The RMS Marine Cargo Model, which the company claimed was the first of its kind, took into account factors including the type of cargo handled, precise storage location, storage type (e.g. container stacked or at ground level) and dwell time.
According to the company, it is not only the biggest container facilities that have a high risk of loss, with smaller US ports and the Port of Bremerhaven ranking high due to their cargo type and the natural hazards they face.
RMS claimed that the findings, which were published to coincide with the first anniversary of the Tianjin Port disaster, “will cause concern among marine insurers and reinsurers coming after four years of marine catastrophes which have generated billions of dollars in marine insurance losses.
These include last year’s Tianjin explosion, which caused losses for more than US$3bn, the 2012 Superstorm Sandy and the 2011 Tohoku earthquake and tsunami.
To conduct the analysis, the company’s marine risk experts used what they claimed is the insurance industry’s first marine cargo and specie risk tool to calculate the 1-in-500 year loss for each port.
Chris Folkman, director of Product Management at RMS, said in a statement: “Surprisingly, a port’s size and its catastrophe loss potential are not strongly correlated.
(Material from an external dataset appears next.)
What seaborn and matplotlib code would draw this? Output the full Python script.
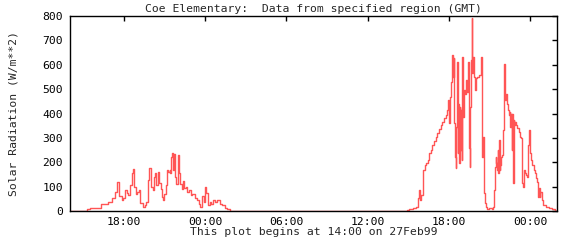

For example, while China may be king for volume of container traffic, our study found that many smaller U.S. ports rank more highly for risk — largely due to hurricanes.”
“Our analysis proves what we’ve long suspected — that outdated techniques and incomplete data have obscured many high-risk locations,” he added, “the industry needs to cease its guessing game when determining catastrophe risk and port accumulations.”
According to RMS, while the introduction of containers in shipping “hugely benefitted” the global economy, their use also resulted in increased catastrophic risk exposures for marine insurers “due to the increasing size of ships and the increasing capacities of ports and storage facilities”.
“Larger vessels have rendered many river ports inaccessible forcing shippers to rely on seaside ports, which are more vulnerable to hurricanes, typhoons, and storm surge,” the statement read. “Furthermore, many ports are built on landfill, amplifying their vulnerability to earthquake risk.”
In conducting the analysis, RMS used the model’s geospatial analysis of thousands of sq km of satellite imagery across ports in nearly 80 countries and its proprietary technique “to allocate risk exposure across terminals to assess the ports’ exposure and accumulations at a granular level”.
According to Folkman, the value of global catastrophe-exposed cargo is “huge” and is expected to continue to grow.
He added: “After so much catastrophe loss to the cargo line since 2011, it is clear that ‘good enough’ modelling techniques are no longer fit for purpose.
“Better data and modelling will enable more effective portfolio management and underwriting for this dynamic line of business.”